A Development Bank of Southern Africa working paper published in 2011 summarises the South African government’s youth entrepreneurship programmes as follows:
The NYDA is responsible for overseeing and monitoring these interventions for young people, including the provision of loans for young entrepreneurs, business development services, potential support for youth cooperatives and the introduction of youth entrepreneurial training in schools. However, the number of young people accessing these services in 2010 was almost negligible. Hence, there is a major gap in youth entrepreneurial training, which needs to be addressed if self-employment is to provide a pathway into employment for young people.
Emerging entrepreneurs urgently need to learn to understand the concept of a commercially viable business.
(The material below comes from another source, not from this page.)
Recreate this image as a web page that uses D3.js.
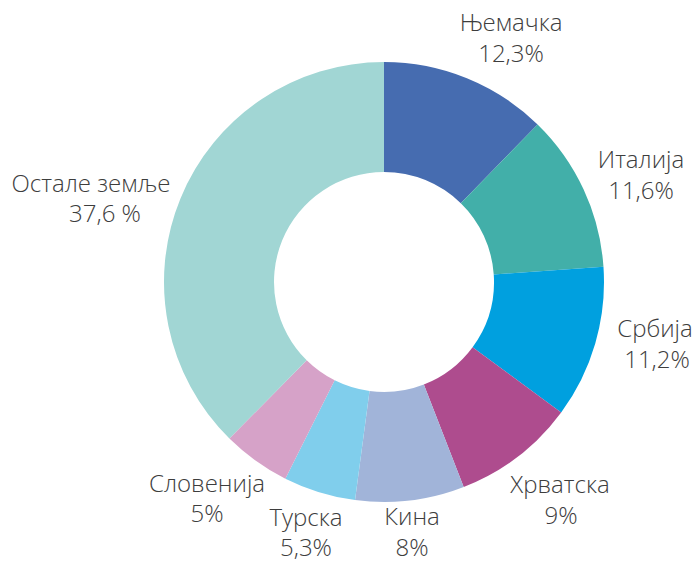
<!DOCTYPE html>
<html>
<head>
<meta charset="utf-8">
<script src="https://cdn.jsdelivr.net/npm/d3@7"></script>
<style>
  html, body { margin: 0; padding: 0; background: #fff; }
  svg text { font-family: "Open Sans", "Noto Sans", sans-serif; font-weight: 300; fill: #3d3d3d; }
</style>
</head>
<body>
<svg id="chart"></svg>
<script>
// data
const countries = ['Њемачка', 'Италија', 'Србија', 'Хрватска', 'Кина', 'Турска', 'Словенија', 'Остале земље']
const shares = [12.3, 11.6, 11.2, 9, 8, 5.3, 5, 37.6]
const shareLabels = ['12,3%', '11,6%', '11,2%', '9%', '8%', '5,3%', '5%', '37,6 %']
const colors = ['#466cb0', '#42afa9', '#00a0df', '#ae4c8e', '#a1b4d9', '#80ceec', '#d6a2c8', '#a1d6d4']

const width = 696
const height = 565
const cx = 384
const cy = 282
const outerR = 220
const innerR = 110

// label anchors (centre of name line, baseline), relative to the page
const labelPos = [
  [511, 31], [641, 168], [655, 337], [560, 493],
  [412, 525], [306, 526], [207, 492], [91, 192]
]
const valueDx = [0, 0, 2, 1, 0, 0, 0, 14]
const valueDy = [31, 31, 31, 31, 31, 30, 30, 30]

const svg = d3.select('#chart')
  .attr('width', width)
  .attr('height', height)

const g = svg.append('g')
  .attr('transform', `translate(${cx},${cy})`)

const pie = d3.pie()
  .sort(null)
  .value((d) => d)

const arc = d3.arc()
  .innerRadius(innerR)
  .outerRadius(outerR)

g.selectAll('.slice')
  .data(pie(shares))
  .enter()
  .append('path')
  .attr('class', 'slice')
  .attr('d', arc)
  .attr('fill', (d, i) => colors[i])

// labels
const label = svg.selectAll('.label')
  .data(countries)
  .enter()
  .append('g')
  .attr('class', 'label')
  .attr('transform', (d, i) => `translate(${labelPos[i][0]},${labelPos[i][1]})`)

label.append('text')
  .attr('text-anchor', 'middle')
  .attr('font-size', '24px')
  .text((d) => d)

label.append('text')
  .attr('text-anchor', 'middle')
  .attr('font-size', '24px')
  .attr('x', (d, i) => valueDx[i])
  .attr('y', (d, i) => valueDy[i])
  .text((d, i) => shareLabels[i])
</script>
</body>
</html>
A legacy of our failed education system and the previous deliberate marginalisation of black entrepreneurs is that the majority of emerging entrepreneurs have not had exposure to the complexities of building a viable and sustainable business. They also often have no experience in identifying viable opportunities and developing these into sustainable ventures.
Banks would love to lend more money if it meant that they could get a competitive return on their investment. There is a great deal more money chasing good ideas than there are good ideas trying to get funding. Again, the solution is to give targeted support to those businesses that have the right potential, and the funding would follow.
Here, the private sector could make a strong contribution in the short-term by deploying skilled personnel (even for a few hours a month) to mentor smaller companies within their supply chains.
Whatever the problems in the small business sector, South Africans are enterprising. With the correct support directed at high potential established small businesses, a lighter corporate governance load and entrepreneurially friendly legislation, entrepreneurship can be the solution to reducing poverty and increasing job creation.